Following up on TheDomains covering the AP story run in USA Today and numerous other publications – “Internet braces for ‘.Vegas’ and other not-coms” – here are a couple other mainstream articles I haven’t seen highlighted by domainer blogs, with brief excerpts and links to the full article:

Washington Post – Internet braces for new Web site addresses beyond .com

“The new system could bring innovative branding opportunities and allow all sorts of niche communities to thrive online. But businesses worry that they will have to spend a lot to grab their brand names before others do. New suffixes could also create confusion among consumers.”

NPR – Beyond ‘.com,’ Names For Antarctica, Urdu And More

“An expansion plan before ICANN on Monday would streamline procedures for creating names and allow for an endless number.

Just as names get added, names can disappear. Yugoslavia’s “.yu” is gone, as is East Germany’s “.dd.” There’s no longer an “.um” for the U.S. “minor outlying islands,” which include the Midway Islands. Websites there can use “.us.” Following East Timor’s independence, “.tl” transitioning from “.tp.”"

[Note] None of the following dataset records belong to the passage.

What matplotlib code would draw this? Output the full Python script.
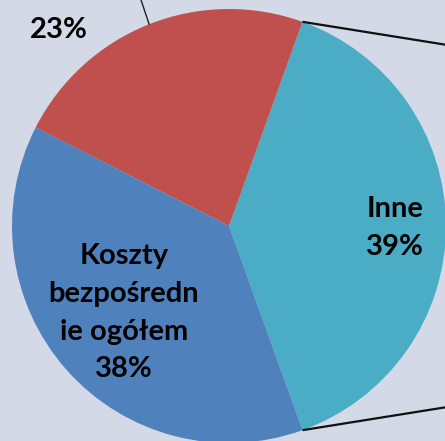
import numpy as np
from matplotlib import pyplot as plt

# dane z wykresu
labels = ['Inne', '', 'Koszty\nbezpośredn\nie ogółem']
values = [39, 23, 38]
pct_labels = ['39%', '23%', '38%']
colors = ['#4BACC6', '#C0504D', '#4F81BD']
bg = '#D3D9E7'

plt.rcParams['font.family'] = ['Lato', 'DejaVu Sans']

fig = plt.figure(figsize=(4.45, 4.41), dpi=100, facecolor=bg)
ax = fig.add_axes([0, 0, 1, 1])
ax.set_facecolor(bg)

start = -values[0] / 100 * 360 / 2
wedges, _ = ax.pie(values, colors=colors, startangle=start, radius=1,
                   counterclock=True, wedgeprops=dict(linewidth=0))

ax.set_xlim(-229 / 217, 216 / 217)
ax.set_ylim(-215 / 217, 226 / 217)
ax.set_aspect('auto')
ax.axis('off')

# linie łączące z drugim wykresem (pie of pie)
th = np.deg2rad(wedges[0].theta2)
x0, y0 = np.cos(th), np.sin(th)
ax.plot([x0, x0 + 0.75], [y0, y0 - 0.75 * 0.16], color='#111111', lw=1.6, solid_capstyle='butt')
th = np.deg2rad(wedges[0].theta1)
x0, y0 = np.cos(th), np.sin(th)
ax.plot([x0, x0 + 0.75], [y0, y0 + 0.75 * 0.16], color='#111111', lw=1.6, solid_capstyle='butt')

# linia odniesienia dla 23%
th = np.deg2rad((wedges[1].theta1 + wedges[1].theta2) / 2)
x0, y0 = np.cos(th), np.sin(th)
ax.plot([x0, x0 - 0.05], [y0, y0 + 0.15], color='#222222', lw=1.0)

fs = 21
ax.text(-0.785, 0.905, pct_labels[1], ha='center', va='center',
        fontsize=fs, fontweight='bold', color='black')
ax.text(0.765, -0.01, labels[0] + '\n' + pct_labels[0], ha='center', va='center',
        fontsize=fs, fontweight='bold', color='black', linespacing=1.55)
ax.text(-0.485, -0.40, labels[2] + '\n' + pct_labels[2], ha='center', va='center',
        fontsize=fs, fontweight='bold', color='black', linespacing=1.55)

fig.savefig('out.png', dpi=100, facecolor=bg)
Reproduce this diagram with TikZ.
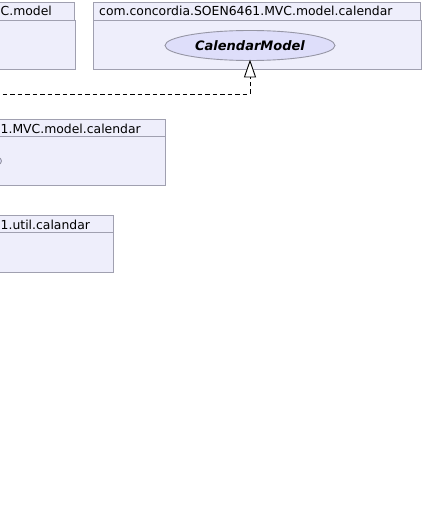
\documentclass[tikz,border=0pt]{standalone}
\usepackage{fontspec}
\setmainfont{DejaVu Sans}
\usetikzlibrary{shapes.geometric}
\definecolor{pkgfill}{RGB}{238,238,251}
\definecolor{pkgline}{RGB}{160,160,176}
\definecolor{elfill}{RGB}{222,222,250}
\definecolor{elline}{RGB}{150,150,165}
\tikzset{
  pkgbox/.style={draw=pkgline, fill=pkgfill, line width=0.9pt},
  pkgtitle/.style={inner sep=0pt, font=\fontsize{12.4}{14}\selectfont, text=black},
  rel/.style={draw=black, line width=0.9pt, dash pattern=on 4.5pt off 3pt},
}
\begin{document}
\begin{tikzpicture}[x=1pt,y=-1pt]
\useasboundingbox (0,0) rectangle (423,508);
\begin{scope}
\clip (0,0) rectangle (423,508);
% package 1 (cut)
\draw[pkgbox] (-200,2) rectangle (74,20);
\draw[pkgbox] (-200,20) rectangle (75,69);
\node[pkgtitle, anchor=base west] (t1) at (0.5,16) {C.model};
% package 2
\draw[pkgbox] (93,2) rectangle (420,20);
\draw[pkgbox] (93,20) rectangle (421,69);
\node[pkgtitle, anchor=base west] (t2) at (99,16) {com.concordia.SOEN6461.MVC.model.calendar};
\node[ellipse, draw=elline, fill=elfill, line width=0.9pt, minimum width=170pt, minimum height=30pt, inner sep=0pt, font=\fontsize{13}{15}\selectfont\bfseries\itshape] (cm) at (250,45.5) {CalendarModel};
% package 3 (cut)
\draw[pkgbox] (-200,119) rectangle (165,136.5);
\draw[pkgbox] (-200,136.5) rectangle (165.5,185);
\node[pkgtitle, anchor=base west] (t3) at (0.5,133) {1.MVC.model.calendar};
\node[circle, draw=elline, fill=elfill, line width=0.9pt, minimum size=7pt, inner sep=0pt] (c3) at (-2,161) {};
% package 4 (cut)
\draw[pkgbox] (-200,215) rectangle (113,232.5);
\draw[pkgbox] (-200,232.5) rectangle (113.5,272);
\node[pkgtitle, anchor=base west] (t4) at (0.5,229) {1.util.calandar};
% relation
\coordinate (tip) at (250,61);
\coordinate (base) at (250,77);
\coordinate (bend) at (250,94);
\coordinate (free) at (-5,94);
\draw[rel] (free) -- (bend) -- (base);
\draw[draw=black, fill=white, line width=0.9pt] (tip) -- (244.5,77) -- (255.5,77) -- cycle;
\end{scope}
\end{tikzpicture}
\end{document}
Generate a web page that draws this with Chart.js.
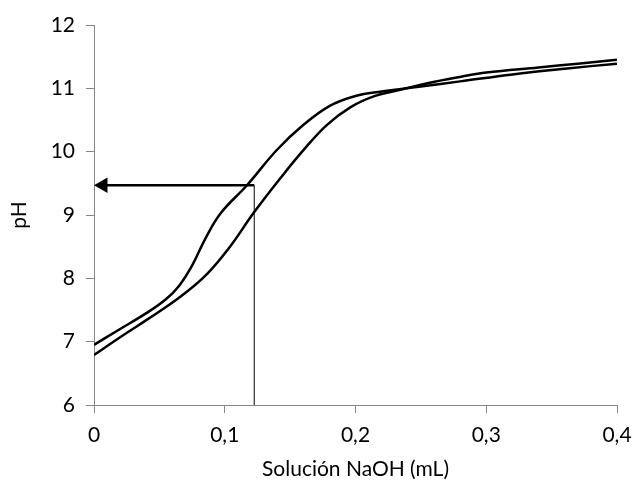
<!DOCTYPE html>
<html>
<head>
<meta charset="utf-8">
<script src="https://cdn.jsdelivr.net/npm/chart.js@4"></script>
<style>
html,body{margin:0;padding:0;background:#fff;}
#wrap{width:634px;height:482px;}
</style>
</head>
<body>
<div id="wrap"><canvas id="c" width="634" height="482"></canvas></div>
<script>
// Data
const seriesAX = [0, 0.02, 0.04, 0.055, 0.065, 0.075, 0.085, 0.097, 0.117, 0.14, 0.16, 0.18, 0.20, 0.22, 0.25, 0.28, 0.32, 0.36, 0.40];
const seriesAY = [6.95, 7.2, 7.45, 7.67, 7.88, 8.2, 8.62, 9.03, 9.47, 10.03, 10.42, 10.72, 10.88, 10.95, 11.03, 11.11, 11.22, 11.31, 11.39];
const seriesBX = [0, 0.02, 0.04, 0.066, 0.086, 0.104, 0.122, 0.1425, 0.16, 0.178, 0.196, 0.215, 0.235, 0.255, 0.28, 0.30, 0.34, 0.37, 0.40];
const seriesBY = [6.79, 7.07, 7.34, 7.71, 8.06, 8.5, 9.03, 9.58, 10.02, 10.42, 10.7, 10.88, 10.98, 11.08, 11.18, 11.25, 11.33, 11.39, 11.45];
const markerX = 0.1226;   // NaOH volume read at the marker
const markerPH = 9.47;    // pH read at the marker
const xTicks = ["0", "0,1", "0,2", "0,3", "0,4"];
const yTicks = ["6", "7", "8", "9", "10", "11", "12"];
const xTitle = "Solución NaOH (mL)";
const yTitle = "pH";

const toPts = (xs, ys) => xs.map((x, i) => ({x: x, y: ys[i]}));

const FONT = "Lato, 'Open Sans', sans-serif";
const FS = 21;

new Chart(document.getElementById('c'), {
  type: 'scatter',
  data: {
    datasets: [
      {
        data: toPts(seriesAX, seriesAY),
        showLine: true, borderColor: '#000', borderWidth: 2.5,
        pointRadius: 0, tension: 0.4
      },
      {
        data: toPts(seriesBX, seriesBY),
        showLine: true, borderColor: '#000', borderWidth: 2.5,
        pointRadius: 0, tension: 0.4
      },
      {
        // vertical reading line
        data: [{x: markerX, y: 6}, {x: markerX, y: markerPH}],
        showLine: true, borderColor: '#404040', borderWidth: 1.3,
        pointRadius: 0
      },
      {
        // horizontal arrow shaft
        data: [{x: markerX, y: markerPH}, {x: 0.008, y: markerPH}],
        showLine: true, borderColor: '#000', borderWidth: 2.5,
        pointRadius: 0
      },
      {
        // arrow head
        data: [{x: 0.0069, y: markerPH}],
        showLine: false,
        pointStyle: 'triangle', pointRotation: 270,
        pointRadius: 9, pointBackgroundColor: '#000', pointBorderColor: '#000',
        pointBorderWidth: 0
      }
    ]
  },
  options: {
    responsive: false,
    animation: false,
    layout: {padding: {left: 7, right: 17, top: 25, bottom: 0}},
    plugins: {legend: {display: false}, tooltip: {enabled: false}},
    scales: {
      x: {
        type: 'linear', min: 0, max: 0.4,
        afterFit: (s) => { s.height = 77; s.paddingRight = 0; },
        border: {display: true, color: '#868686', width: 1},
        grid: {display: true, drawOnChartArea: false, drawTicks: true, tickLength: 8, color: '#868686'},
        ticks: {
          stepSize: 0.1, color: '#000', padding: 10, maxRotation: 0,
          font: {family: FONT, size: FS},
          callback: (v) => xTicks[Math.round(v * 10)]
        },
        title: {display: true, text: xTitle, color: '#000', font: {family: FONT, size: FS}, padding: {top: 0, bottom: 0}}
      },
      y: {
        type: 'linear', min: 6, max: 12,
        afterFit: (s) => { s.width = 87; },
        border: {display: true, color: '#868686', width: 1},
        grid: {display: true, drawOnChartArea: false, drawTicks: true, tickLength: 8, color: '#868686'},
        ticks: {
          stepSize: 1, color: '#000', padding: 11,
          font: {family: FONT, size: FS},
          callback: (v) => yTicks[Math.round(v) - 6]
        },
        title: {display: true, text: yTitle, color: '#000', font: {family: FONT, size: FS}, padding: {top: 0, bottom: 0}}
      }
    }
  }
});
</script>
</body>
</html>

Reuters – “.brands” approach with Internet name shake-up

“Brand owners will soon be able to operate their own parts of the Web — such as .apple, .coke or .marlboro — if the biggest shake-up yet in how Internet domains are awarded is approved.”

“The move is seen as a big opportunity for brands to gain more control over their online presence and send visitors more directly to parts of their sites — and a danger for those who fail to take advantage.”

Forbes – Should ICANN Be Adding More Generic Top-Level Domains?

An editorial by Alan C. Drewsen, Executive Director of the International Trademark Association.

“The introduction of new top-level domains could offer potential new business and online opportunities to organizations, in that brand owners will be able to apply for .brand name, which could enhance their control over their online presence.

Yet despite ICANN’s elaborate plans, evidence of demand for new gTLDs is scant and consumer reactions to gTLDs that have been introduced over the past ten years have been weak, with low levels of user adoption. More importantly, companies now must be prepared for the significant costs that this program will bring to their business.”